新作坊

新作坊 Humanity Innovation and Social Practice

Developing Culinary Tourism: The Role of Food as a Cultural Heritage in Kenya

摘要:

Africa’s social life centers on food-good wholesome food. The sound of festive drums is all we need to bring out our cooking pots and pans and produce an array of exotic dishes, which Afro-Americans describe as ‘soul food’. One key component of the relationship between food and tourism is that of the promotion of traditional foods. In Kenya, tourists mainly come for the wildlife safari and beach tourism attractions which on their own may not be viable options in the long run. Therefore, the tourism industry need to diversify their products and include more cultural tourism based components of which food and drink is a key contender. In Kenya, the promotion of food as a component of its destination attractiveness is in its infancy at both the international and domestic level.
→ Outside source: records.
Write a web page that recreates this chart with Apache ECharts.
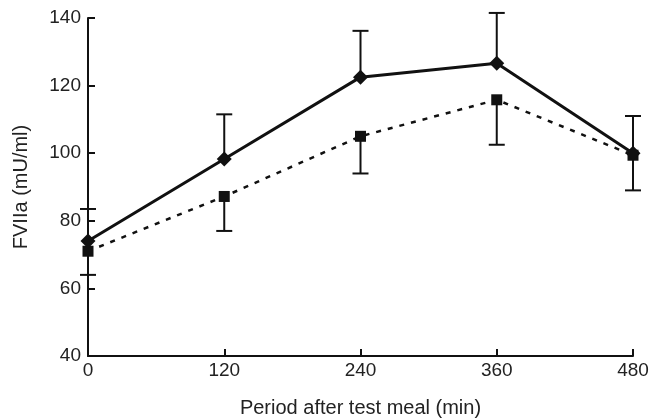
<!DOCTYPE html>
<html>
<head>
<meta charset="utf-8">
<script src="https://cdn.jsdelivr.net/npm/echarts@6/dist/echarts.min.js"></script>
<style>
html,body{margin:0;padding:0;background:#fff;}
#chart{width:664px;height:418px;}
</style>
</head>
<body>
<div id="chart"></div>
<script>
var times = [0, 120, 240, 360, 480];
var solidMean = [74, 98.3, 122.5, 126.6, 100];
var solidUpper = [83.5, 111.5, 136.2, 141.5, 111];
var dashedMean = [71, 87.2, 105, 115.8, 99.4];
var dashedLower = [64, 77, 94, 102.5, 89];
var xTicks = [0, 120, 240, 360, 480];
var yTicks = [40, 60, 80, 100, 120, 140];

var ink = '#111';
var font = 'Liberation Sans';

function pairs(xs, ys){ return xs.map(function(x,i){ return [x, ys[i]]; }); }

function errorSeries(means, ends){
  var data = times.map(function(t,i){ return [t, means[i], ends[i]]; });
  return {
    type: 'custom',
    data: data,
    z: 1,
    renderItem: function(params, api){
      var p0 = api.coord([api.value(0), api.value(1)]);
      var p1 = api.coord([api.value(0), api.value(2)]);
      var hw = 8;
      return {
        type: 'group',
        children: [
          {type:'line', shape:{x1:p0[0], y1:p0[1], x2:p1[0], y2:p1[1]}, style:{stroke:ink, lineWidth:2}},
          {type:'line', shape:{x1:p1[0]-hw, y1:p1[1], x2:p1[0]+hw, y2:p1[1]}, style:{stroke:ink, lineWidth:2}}
        ]
      };
    }
  };
}

var chart = echarts.init(document.getElementById('chart'));
chart.setOption({
  animation: false,
  backgroundColor: '#fff',
  grid: {left: 88, right: 31, top: 18, bottom: 62, containLabel: false, outerBoundsMode: 'none'},
  xAxis: {
    type: 'value', min: xTicks[0], max: xTicks[xTicks.length-1], interval: 120,
    name: 'Period after test meal (min)', nameLocation: 'middle', nameGap: 42,
    nameTextStyle: {fontFamily: font, fontSize: 20, color: '#222'},
    axisLine: {lineStyle: {color: ink, width: 2}},
    axisTick: {inside: true, length: 7, lineStyle: {color: ink, width: 2}},
    axisLabel: {fontFamily: font, fontSize: 19, color: '#222', margin: 5},
    splitLine: {show: false}
  },
  yAxis: {
    type: 'value', min: yTicks[0], max: yTicks[yTicks.length-1], interval: 20,
    name: 'FVIIa (mU/ml)', nameLocation: 'middle', nameGap: 57, nameRotate: 90,
    nameTextStyle: {fontFamily: font, fontSize: 20, color: '#222'},
    axisLine: {lineStyle: {color: ink, width: 2}},
    axisTick: {inside: true, length: 7, lineStyle: {color: ink, width: 2}},
    axisLabel: {fontFamily: font, fontSize: 19, color: '#222', margin: 7},
    splitLine: {show: false}
  },
  series: [
    errorSeries(solidMean, solidUpper),
    errorSeries(dashedMean, dashedLower),
    {
      type: 'line', data: pairs(times, dashedMean), z: 2,
      symbol: 'rect', symbolSize: 11,
      itemStyle: {color: ink},
      lineStyle: {color: ink, width: 2.5, type: [5, 7]}
    },
    {
      type: 'line', data: pairs(times, solidMean), z: 3,
      symbol: 'diamond', symbolSize: 15,
      itemStyle: {color: ink},
      lineStyle: {color: ink, width: 3}
    }
  ]
});
</script>
</body>
</html>
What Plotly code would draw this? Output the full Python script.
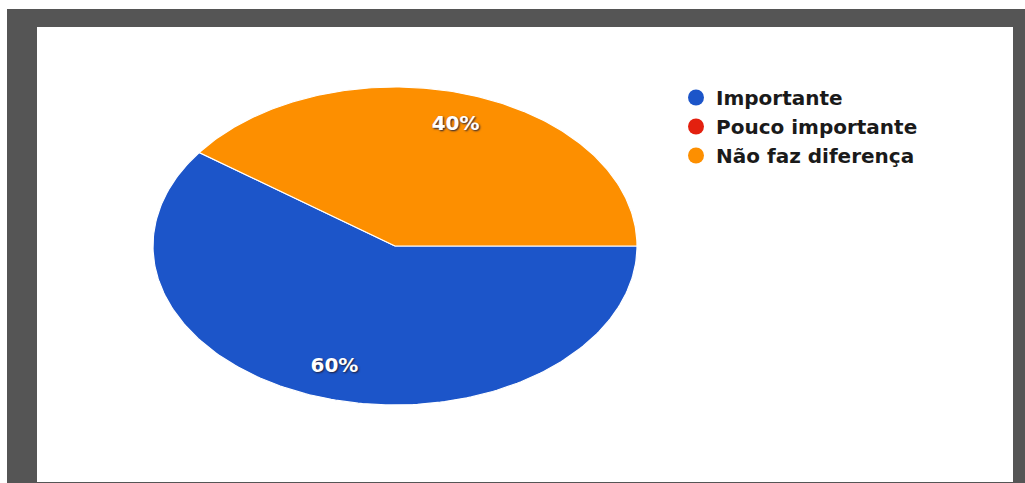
import numpy as np
import plotly.graph_objects as go

categories = ["Importante", "Pouco importante", "Não faz diferença"]
values = [60, 0, 40]
colors = ["#1c55c9", "#e3200f", "#fd8f00"]

W, H = 1025, 483
cx, cy, rx, ry = 395, 246, 242, 159

fig = go.Figure()

total = sum(values)
start = 0.0  # degrees, 3 o'clock, clockwise
for cat, val, col in zip(categories, values, colors):
    sweep = 360.0 * val / total
    if val > 0:
        ang = np.radians(np.linspace(start, start - sweep, 200))
        xs = np.concatenate([[0], np.cos(ang), [0]])
        ys = np.concatenate([[0], np.sin(ang), [0]])
        fig.add_trace(go.Scatter(x=xs, y=ys, mode="lines", fill="toself",
                                 fillcolor=col, line=dict(color="white", width=1.2),
                                 hoverinfo="skip", showlegend=False))
        mid = np.radians(start - sweep / 2)
        fig.add_trace(go.Scatter(x=[0.81 * np.cos(mid)], y=[0.8 * np.sin(mid)], mode="text",
                                 text=[f"{val / total * 100:.0f}%"],
                                 textfont=dict(family="DejaVu Sans", size=20, color="white",
                                               weight="bold", shadow="1px 1px 2px #20203a"),
                                 hoverinfo="skip", showlegend=False))
    fig.add_trace(go.Scatter(x=[None], y=[None], mode="markers", name=cat, legendgroup=cat,
                             marker=dict(color=col, size=17, symbol="circle")))
    start -= sweep

fig.update_layout(
    width=W, height=H,
    margin=dict(l=0, r=0, t=0, b=0),
    paper_bgcolor="white", plot_bgcolor="rgba(0,0,0,0)",
    xaxis=dict(range=[-cx / rx, (W - cx) / rx], visible=False, fixedrange=True),
    yaxis=dict(range=[-(H - cy) / ry, cy / ry], visible=False, fixedrange=True),
    legend=dict(x=676 / W, y=1 - 78 / H, xanchor="left", yanchor="top",
                font=dict(family="DejaVu Sans", size=20, color="#1a1a1a", weight="bold"),
                bgcolor="rgba(0,0,0,0)", itemwidth=30, tracegroupgap=0),
    shapes=[
        dict(type="rect", xref="paper", yref="paper", x0=7 / W, x1=1, y0=0, y1=1 - 9 / H,
             fillcolor="#555555", line=dict(width=0), layer="below"),
        dict(type="rect", xref="paper", yref="paper", x0=37 / W, x1=1013 / W, y0=1 / H, y1=1 - 27 / H,
             fillcolor="white", line=dict(width=0), layer="below"),
    ],
)

fig.write_html("out.html", config={"displayModeBar": False},
               post_script="document.body.style.margin='0';document.body.style.padding='0';")
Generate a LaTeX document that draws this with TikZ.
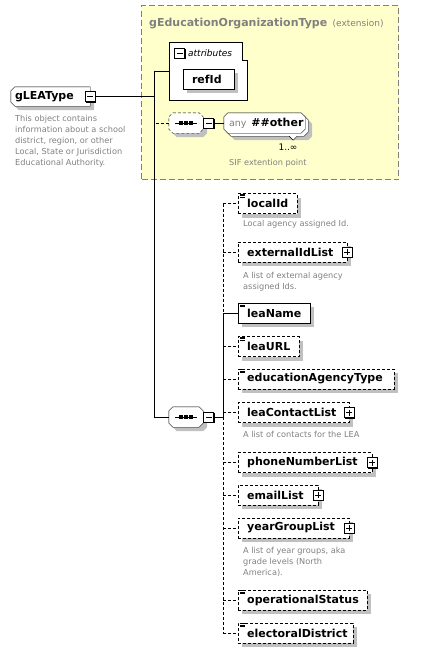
\documentclass[tikz,border=0pt]{standalone}
\usepackage{fontspec}
\setmainfont{DejaVu Sans}
\usetikzlibrary{shadows}
\definecolor{docgray}{RGB}{128,128,128}
\definecolor{extyellow}{RGB}{255,255,204}
\definecolor{shadegray}{RGB}{192,192,192}
\newcommand{\namefont}{\fontsize{11}{13}\selectfont\bfseries}
\newcommand{\docfont}{\fontsize{8.2}{11}\selectfont}
\newcommand{\tagfont}{\fontsize{9}{11}\selectfont}
% outline with cut corners round a named node
\newcommand{\chamfer}[1]{([xshift=4pt]#1.north west) -- ([xshift=-4pt]#1.north east)
  -- ([yshift=-4pt]#1.north east) -- ([yshift=4pt]#1.south east)
  -- ([xshift=-4pt]#1.south east) -- ([xshift=4pt]#1.south west)
  -- ([yshift=4pt]#1.south west) -- ([yshift=-4pt]#1.north west) -- cycle}
\newcommand{\leftchamfer}[1]{([xshift=4pt]#1.north west) -- (#1.north east)
  -- (#1.south east) -- ([xshift=4pt]#1.south west)
  -- ([yshift=4pt]#1.south west) -- ([yshift=-4pt]#1.north west) -- cycle}
\pgfdeclarelayer{back}
\pgfdeclarelayer{boxes}
\pgfsetlayers{back,boxes,main}
\hyphenpenalty=10000
\begin{document}
\begin{tikzpicture}[
  x=1pt, y=-1pt,
  every node/.style={font=\namefont},
  shade/.style={general shadow={fill=shadegray, shadow xshift=4pt, shadow yshift=-4pt}},
  shadepath/.style={fill=shadegray, transform canvas={shift={(4pt,-4pt)}}},
  elem/.style={rectangle, draw=black, fill=white, dash pattern=on 3pt off 2pt,
               anchor=west, minimum height=20pt, inner xsep=9pt, inner ysep=0pt,
               align=left, shade},
  doc/.style={anchor=north west, inner sep=0pt, align=left, text=docgray, font=\docfont},
  minus/.style={rectangle, draw=black, fill=white, line width=0.8pt,
                minimum size=10pt, inner sep=0pt,
                general shadow={fill=black, shadow xshift=1pt, shadow yshift=-1pt},
                path picture={\draw[line width=0.8pt]
                  ([xshift=2pt]path picture bounding box.west) --
                  ([xshift=-2pt]path picture bounding box.east);}},
  plus/.style={minus,
               path picture={\draw[line width=0.8pt]
                  ([xshift=2pt]path picture bounding box.west) --
                  ([xshift=-2pt]path picture bounding box.east)
                  ([yshift=-2pt]path picture bounding box.north) --
                  ([yshift=2pt]path picture bounding box.south);}},
  seq/.style={rectangle, minimum width=34pt, minimum height=20pt, inner sep=0pt},
  anybox/.style={rectangle, minimum width=81pt, minimum height=20pt, inner sep=0pt}
]
  \useasboundingbox (0,0) rectangle (439,653);

  % Extension group
  \begin{pgfonlayer}{back}
    \node[draw=docgray, fill=extyellow, dash pattern=on 6pt off 3pt, line width=1pt,
          minimum width=257pt, minimum height=174pt, inner sep=0pt, anchor=north west]
      (extBox) at (141,5) {};
  \end{pgfonlayer}
  \node[anchor=base west, text=docgray, inner sep=0pt] (extTitle) at (149,26)
    {gEducationOrganizationType};
  \node[anchor=base west, text=docgray, inner sep=0pt, font=\tagfont]
    (extTag) at ([xshift=5pt]extTitle.base east) {(extension)};

  % Attributes
  \draw[fill=white] (169,42) -- (242,42) -- (242,60) -- (247,60) -- (247,100)
    -- (169,100) -- cycle;
  \coordinate (attrs) at (169,71);
  \node[minus] (attrsMinus) at (179.5,53) {};
  \node[anchor=west, inner sep=0pt, font=\tagfont\itshape] (attrsLabel) at (188,53)
    {attributes};
  \node[elem, solid, anchor=center, minimum width=51pt, text width=33pt] (refId)
    at (208.5,79) {refId};

  % Extension point
  \node[seq] (extSeq) at (186,123) {};
  \node[minus, anchor=west] (extSeqMinus) at (extSeq.east) {};
  \node[anybox] (anyBack) at (267.5,126) {};
  \node[anybox, inner xsep=5pt, text width=71pt, align=left] (anyOther) at (264.5,123)
    {\mbox{\textcolor{docgray}{\mdseries\fontsize{9.5}{11}\selectfont any}\hspace{5pt}\#\#other}};
  \node[inner sep=0pt, font=\tagfont] (anyCount) at (288,147) {1..∞};
  \node[doc] (anyDoc) at (229,159) {SIF extention point};

  % Root element
  \node[rectangle, minimum width=79pt, minimum height=19pt, inner xsep=4pt,
        inner ysep=0pt, text width=71pt, align=left]
    (gLEAType) at (50.5,96.5) {gLEAType};
  \node[minus] (gLEATypeMinus) at (gLEAType.east) {};
  \node[doc] (gLEATypeDoc) at (15,115)
    {This object contains\\information about a school\\district, region, or other\\Local, State or Jurisdiction\\Educational Authority.};

  % Main sequence
  \node[seq] (mainSeq) at (186,417) {};
  \node[minus, anchor=west] (mainSeqMinus) at (mainSeq.east) {};

  % Cut-corner outlines, under the texts
  \begin{pgfonlayer}{boxes}
    \fill[shadepath] \leftchamfer{gLEAType};
    \draw[fill=white] \leftchamfer{gLEAType};
    \foreach \s in {extSeq, mainSeq} {
      \fill[shadepath] \chamfer{\s};
    }
    \draw[fill=white, dash pattern=on 3pt off 2pt] \chamfer{extSeq};
    \draw[fill=white] \chamfer{mainSeq};
    \fill[shadepath] \chamfer{anyBack};
    \draw[fill=white] \chamfer{anyBack};
    \draw[fill=white] ([xshift=-19pt]anyBack.south east) -- ++(4,4) -- ++(4,-4);
    \draw[fill=white] \chamfer{anyOther};
  \end{pgfonlayer}

  % Child elements
  \node[elem, minimum width=59pt, text width=41pt] (localId) at (238,203.5) {localId};
  \node[doc] (localIdDoc) at (243,220) {Local agency assigned Id.};

  \node[elem, minimum width=109pt, text width=91pt] (externalIdList) at (238,252)
    {externalIdList};
  \node[plus] (externalIdListPlus) at (externalIdList.east) {};
  \node[doc] (externalIdListDoc) at (243,272) {A list of external agency\\assigned Ids.};

  \node[elem, solid, minimum width=72pt, text width=54pt] (leaName) at (238,313) {leaName};

  \node[elem, minimum width=61pt, text width=43pt] (leaURL) at (238,346.5) {leaURL};

  \node[elem, minimum width=156pt, text width=138pt] (educationAgencyType) at (238,379)
    {educationAgencyType};

  \node[elem, minimum width=111pt, text width=93pt] (leaContactList) at (238,412.5)
    {leaContactList};
  \node[plus] (leaContactListPlus) at (leaContactList.east) {};
  \node[doc] (leaContactListDoc) at (243,431) {A list of contacts for the LEA};

  \node[elem, minimum width=134pt, text width=116pt] (phoneNumberList) at (238,462.5)
    {phoneNumberList};
  \node[plus] (phoneNumberListPlus) at (phoneNumberList.east) {};

  \node[elem, minimum width=80pt, text width=62pt] (emailList) at (238,495) {emailList};
  \node[plus] (emailListPlus) at (emailList.east) {};

  \node[elem, minimum width=111pt, text width=93pt] (yearGroupList) at (238,528)
    {yearGroupList};
  \node[plus] (yearGroupListPlus) at (yearGroupList.east) {};
  \node[doc] (yearGroupListDoc) at (243,547)
    {A list of year groups, aka\\grade levels (North\\America).};

  \node[elem, minimum width=129pt, text width=111pt] (operationalStatus) at (238,600)
    {operationalStatus};

  \node[elem, minimum width=115pt, text width=97pt] (electoralDistrict) at (238,633)
    {electoralDistrict};

  % Sequence symbols and documentation marks
  \foreach \s in {extSeq, mainSeq} {
    \draw ([xshift=-11pt]\s.center) -- ([xshift=11pt]\s.center);
    \foreach \d in {-5,0,5}
      \fill ([shift={(\d,0)}]\s.center) +(-1.7,-1.7) rectangle +(1.7,1.7);
  }
  \foreach \e in {localId, leaName, leaURL, educationAgencyType, operationalStatus,
                  electoralDistrict}
    \foreach \k in {0.5,2,3.5}
      \draw[line width=0.6pt] ([shift={(2,\k)}]\e.north west) -- ++(5,0);

  % Connectors
  \coordinate (trunkTop) at (154,71);
  \coordinate (branch) at (223,417);
  \draw (attrs) -- (trunkTop) -- (trunkTop |- mainSeq.west) -- (mainSeq.west);
  \draw (gLEATypeMinus.east) -- (gLEATypeMinus.east -| trunkTop);
  \draw[dash pattern=on 3pt off 2pt] (extSeq.west) -- (extSeq.west -| trunkTop);
  \draw (extSeqMinus.east) -- (anyOther.west);
  \draw (mainSeqMinus.east) -- (branch);
  \draw[dash pattern=on 3pt off 2pt] (branch |- localId.west) -- (branch |- leaName.west);
  \draw (branch |- leaName.west) -- (branch);
  \draw[dash pattern=on 3pt off 2pt] (branch) -- (branch |- electoralDistrict.west);
  \draw (branch |- leaName.west) -- (leaName.west);
  \foreach \e in {localId, externalIdList, leaURL, educationAgencyType, leaContactList,
                  phoneNumberList, emailList, yearGroupList, operationalStatus,
                  electoralDistrict}
    \draw[dash pattern=on 3pt off 2pt] (branch |- \e.west) -- (\e.west);
\end{tikzpicture}
\end{document}
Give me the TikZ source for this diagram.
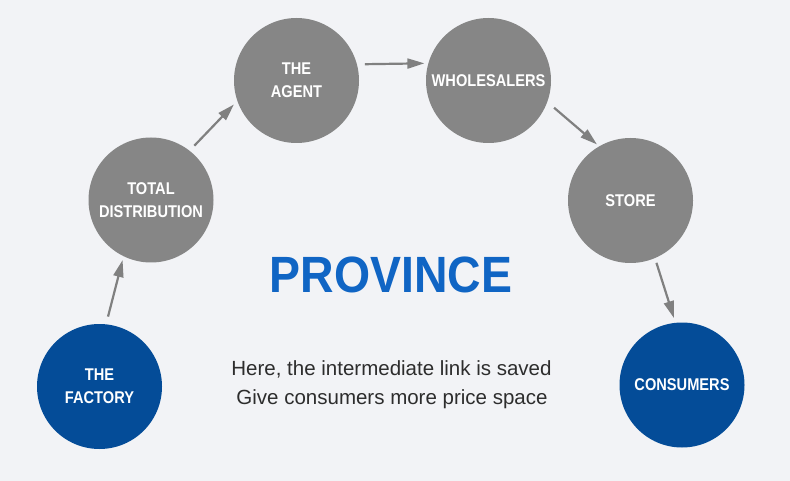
\documentclass[tikz,border=0pt]{standalone}
\usepackage{fontspec}
\setmainfont{Liberation Sans}
\newfontfamily\circfont[FakeStretch=0.86]{Liberation Sans}
\newfontfamily\titlefont[FakeStretch=0.91]{Liberation Sans}
\usetikzlibrary{arrows.meta}
\definecolor{bg}{RGB}{242,243,246}
\definecolor{ballgray}{RGB}{134,134,134}
\definecolor{ballblue}{RGB}{4,76,152}
\definecolor{provblue}{RGB}{16,101,196}
\definecolor{arrowgray}{RGB}{128,128,128}
\definecolor{subtext}{RGB}{45,45,45}
\begin{document}
\begin{tikzpicture}[x=1pt,y=-1pt,
  ball/.style={circle, minimum size=125pt, inner sep=0pt, outer sep=0pt, text=white, align=center,
    font=\circfont\bfseries\fontsize{17}{23}\selectfont},
  grayball/.style={ball, fill=ballgray},
  blueball/.style={ball, fill=ballblue},
  arr/.style={draw=arrowgray, line width=2.2pt, -{Triangle[length=17pt,width=10pt]}},
  title/.style={text=provblue, inner sep=0pt, font=\titlefont\bfseries\fontsize{51}{51}\selectfont},
  subline/.style={text=subtext, inner sep=0pt, anchor=base, font=\fontsize{20.5}{29}\selectfont}]
\fill[bg] (0,0) rectangle (790,481);
\useasboundingbox (0,0) rectangle (790,481);

\node[blueball] (factory) at (99.5,386.5) {THE\\FACTORY};
\node[grayball] (total) at (151,200) {TOTAL\\DISTRIBUTION};
\node[grayball] (agent) at (296.5,80.5) {THE\\AGENT};
\node[grayball] (whole) at (488.5,80.5) {WHOLESALERS};
\node[grayball] (store) at (630.5,200.5) {STORE};
\node[blueball] (cons) at (682,385) {CONSUMERS};

\draw[arr, shorten <=8pt, shorten >=4pt] (factory.84.7) -- (total.244.2);
\draw[arr, shorten <=7pt, shorten >=5pt] (total.52.6) -- (agent.199.5);
\draw[arr, shorten <=8pt, shorten >=4pt] (agent.15.3) -- (whole.164.7);
\draw[arr, shorten <=9pt, shorten >=3pt] (whole.340.8) -- (store.120.7);
\draw[arr, shorten <=5pt, shorten >=5pt] (store.293) -- (cons.96.8);

\node[title] (prov) at (391,275) {PROVINCE};
\node[subline] (sub1) at (391.5,375) {Here, the intermediate link is saved};
\node[subline] (sub2) at (392,404) {Give consumers more price space};
\end{tikzpicture}
\end{document}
The context of this contribution is to underpin such developments using the rationale that in order to maintain and enhance local economic and social vitality, creating back linkages between tourism and food production sectors can add value to an area’s economy. This paper using a case study approach and researcher experience will attempt to address the strengths and opportunities of food promotion in Kenya though special references will be made to other countries in Africa. Further, the paper will look at cultural heritage features that are unique to Kenya and how these can be used to promote cultural awareness beyond the famous Big Five phenomena. The role of local communities in promoting culinary tourism as part of cultural heritage development will also be analyzed.